Dataset excerpt:
● ● ●

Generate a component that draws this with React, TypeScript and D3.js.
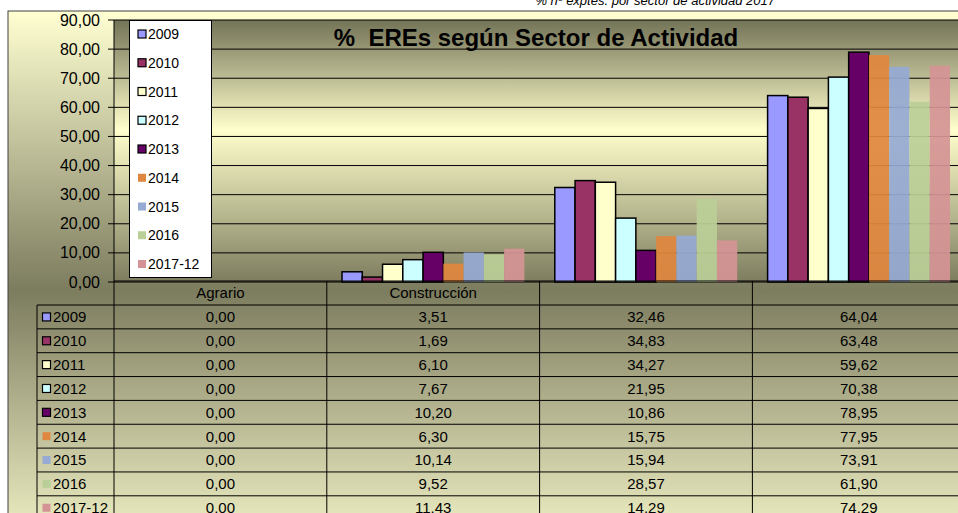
import React from "react";
import * as d3 from "d3";

const categories = ["Agrario", "Construcción", "", ""];
const seriesNames = ["2009", "2010", "2011", "2012", "2013", "2014", "2015", "2016", "2017-12"];
const v2009 = [0, 3.51, 32.46, 64.04];
const v2010 = [0, 1.69, 34.83, 63.48];
const v2011 = [0, 6.1, 34.27, 59.62];
const v2012 = [0, 7.67, 21.95, 70.38];
const v2013 = [0, 10.2, 10.86, 78.95];
const v2014 = [0, 6.3, 15.75, 77.95];
const v2015 = [0, 10.14, 15.94, 73.91];
const v2016 = [0, 9.52, 28.57, 61.9];
const v2017 = [0, 11.43, 14.29, 74.29];
const seriesValues = [v2009, v2010, v2011, v2012, v2013, v2014, v2015, v2016, v2017];
const seriesColors = ["#9999FF", "#993366", "#FFFFCC", "#CCFFFF", "#660066", "#E0873F", "#96AAD3", "#BACF98", "#D49394"];
const outlined = [true, true, true, true, true, false, false, false, false];
const yTicks = [0, 10, 20, 30, 40, 50, 60, 70, 80, 90];
const title = "%\u00A0 EREs según Sector de Actividad";
const subtitle = "% nº exptes. por sector de actividad 2017";

const W = 958;
const H = 513;
const FONT = "Arial, 'Liberation Sans', sans-serif";

const fmt = (v: number) => d3.format(".2f")(v).replace(".", ",");

export default function App() {
  const plotLeft = 114;
  const catW = 212.8;
  const plotTop = 20;
  const plotBottom = 282;
  const x = d3
    .scaleBand<string>()
    .domain(categories.map((c, i) => String(i)))
    .range([plotLeft, plotLeft + catW * categories.length])
    .padding(0);
  const xs = d3
    .scaleBand<string>()
    .domain(seriesNames)
    .range([0, x.bandwidth()])
    .paddingInner(0)
    .paddingOuter(0.75);
  const y = d3.scaleLinear().domain([0, 90]).range([plotBottom, plotTop]);

  const tableTop = 281;
  const headerH = 24;
  const rowH = 23.85;
  const tableLeft = 37;
  const rightEnd = plotLeft + catW * categories.length;

  return (
    <div style={{ position: "absolute", left: 0, top: 0 }}>
      <svg width={W} height={H} style={{ display: "block", fontFamily: FONT }}>
        <defs>
          <linearGradient id="chartBg" x1="0" y1="11" x2="0" y2="570" gradientUnits="userSpaceOnUse">
            <stop offset="0" stopColor="#FFFFD2" />
            <stop offset="0.5" stopColor="#7C7C5F" />
            <stop offset="1" stopColor="#FFFFD2" />
          </linearGradient>
          <linearGradient id="plotBg" x1="0" y1={plotTop} x2="0" y2={plotBottom} gradientUnits="userSpaceOnUse">
            <stop offset="0" stopColor="#737357" />
            <stop offset="0.42" stopColor="#FFFFCC" />
            <stop offset="1" stopColor="#7D7D5F" />
          </linearGradient>
        </defs>
        <rect x={0} y={0} width={W} height={H} fill="#FFFFFF" />
        <text x={775} y={5} textAnchor="end" fontSize={13} fontStyle="italic" fill="#000">
          {subtitle}
        </text>
        <rect x={8} y={11} width={W} height={H} fill="url(#chartBg)" stroke="#404040" strokeWidth={1} />
        <rect x={plotLeft} y={plotTop} width={rightEnd - plotLeft} height={plotBottom - plotTop} fill="url(#plotBg)" />
        {yTicks.map((t) => (
          <line key={"g" + t} x1={plotLeft - 6} x2={rightEnd} y1={y(t)} y2={y(t)} stroke="#000" strokeWidth={1} />
        ))}
        {yTicks.map((t) => (
          <text key={"t" + t} x={100} y={y(t)} dy="0.35em" textAnchor="end" fontSize={16} fill="#000">
            {fmt(t)}
          </text>
        ))}
        <line x1={plotLeft} x2={plotLeft} y1={plotTop} y2={H} stroke="#000" strokeWidth={1} />
        {seriesNames.map((s, si) =>
          categories.map((c, ci) => {
            const v = seriesValues[si][ci];
            const bx = (x(String(ci)) as number) + (xs(s) as number);
            const by = y(v);
            return (
              <rect
                key={s + "-" + ci}
                x={bx}
                y={by}
                width={xs.bandwidth()}
                height={y(0) - by}
                fill={seriesColors[si]}
                fillOpacity={outlined[si] ? 1 : 0.93}
                stroke={outlined[si] ? "#000" : "none"}
                strokeWidth={1.5}
              />
            );
          })
        )}
        <text x={536} y={46} textAnchor="middle" fontSize={24} fontWeight="bold" fill="#000">
          {title}
        </text>
        <rect x={129.5} y={20.5} width={82} height={257} fill="#FFFFFF" stroke="#000" strokeWidth={1} />
        {seriesNames.map((s, si) => {
          const cy = 34 + si * 28.75;
          return (
            <g key={"lg" + s}>
              <rect
                x={138}
                y={cy - 4}
                width={8}
                height={8}
                fill={seriesColors[si]}
                stroke={outlined[si] ? "#000" : "none"}
                strokeWidth={1.2}
              />
              <text x={148} y={cy} dy="0.36em" fontSize={14} fill="#000">
                {s}
              </text>
            </g>
          );
        })}
        <line x1={plotLeft} x2={W} y1={tableTop} y2={tableTop} stroke="#000" strokeWidth={1} />
        {categories.map((c, ci) => (
          <g key={"hc" + ci}>
            <line
              x1={(x(String(ci)) as number) + catW}
              x2={(x(String(ci)) as number) + catW}
              y1={tableTop}
              y2={H}
              stroke="#000"
              strokeWidth={1}
            />
            <text
              x={(x(String(ci)) as number) + catW / 2}
              y={tableTop + headerH / 2}
              dy="0.36em"
              textAnchor="middle"
              fontSize={15}
              fill="#000"
            >
              {c}
            </text>
          </g>
        ))}
        <line x1={tableLeft} x2={tableLeft} y1={tableTop + headerH} y2={H} stroke="#000" strokeWidth={1} />
        {seriesNames.map((s, si) => {
          const ry = tableTop + headerH + si * rowH;
          return (
            <g key={"row" + s}>
              <line x1={tableLeft} x2={W} y1={ry} y2={ry} stroke="#000" strokeWidth={1} />
              <rect
                x={42.5}
                y={ry + rowH / 2 - 4}
                width={8}
                height={8}
                fill={seriesColors[si]}
                stroke={outlined[si] ? "#000" : "none"}
                strokeWidth={1.2}
              />
              <text x={53} y={ry + rowH / 2} dy="0.36em" fontSize={15} fill="#000">
                {s}
              </text>
              {categories.map((c, ci) => (
                <text
                  key={"cell" + ci}
                  x={(x(String(ci)) as number) + catW / 2}
                  y={ry + rowH / 2}
                  dy="0.36em"
                  textAnchor="middle"
                  fontSize={15}
                  fill="#000"
                >
                  {fmt(seriesValues[si][ci])}
                </text>
              ))}
            </g>
          );
        })}
      </svg>
    </div>
  );
}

● ● ●

Copy exactly the lines running from the beginning of the listing through the line that has "const fmt = (v: number)". Drop the pictures.

Generate a component that draws this with React, TypeScript and D3.js.
import React from "react";
import * as d3 from "d3";

const categories = ["Agrario", "Construcción", "", ""];
const seriesNames = ["2009", "2010", "2011", "2012", "2013", "2014", "2015", "2016", "2017-12"];
const v2009 = [0, 3.51, 32.46, 64.04];
const v2010 = [0, 1.69, 34.83, 63.48];
const v2011 = [0, 6.1, 34.27, 59.62];
const v2012 = [0, 7.67, 21.95, 70.38];
const v2013 = [0, 10.2, 10.86, 78.95];
const v2014 = [0, 6.3, 15.75, 77.95];
const v2015 = [0, 10.14, 15.94, 73.91];
const v2016 = [0, 9.52, 28.57, 61.9];
const v2017 = [0, 11.43, 14.29, 74.29];
const seriesValues = [v2009, v2010, v2011, v2012, v2013, v2014, v2015, v2016, v2017];
const seriesColors = ["#9999FF", "#993366", "#FFFFCC", "#CCFFFF", "#660066", "#E0873F", "#96AAD3", "#BACF98", "#D49394"];
const outlined = [true, true, true, true, true, false, false, false, false];
const yTicks = [0, 10, 20, 30, 40, 50, 60, 70, 80, 90];
const title = "%\u00A0 EREs según Sector de Actividad";
const subtitle = "% nº exptes. por sector de actividad 2017";

const W = 958;
const H = 513;
const FONT = "Arial, 'Liberation Sans', sans-serif";

const fmt = (v: number) => d3.format(".2f")(v).replace(".", ",");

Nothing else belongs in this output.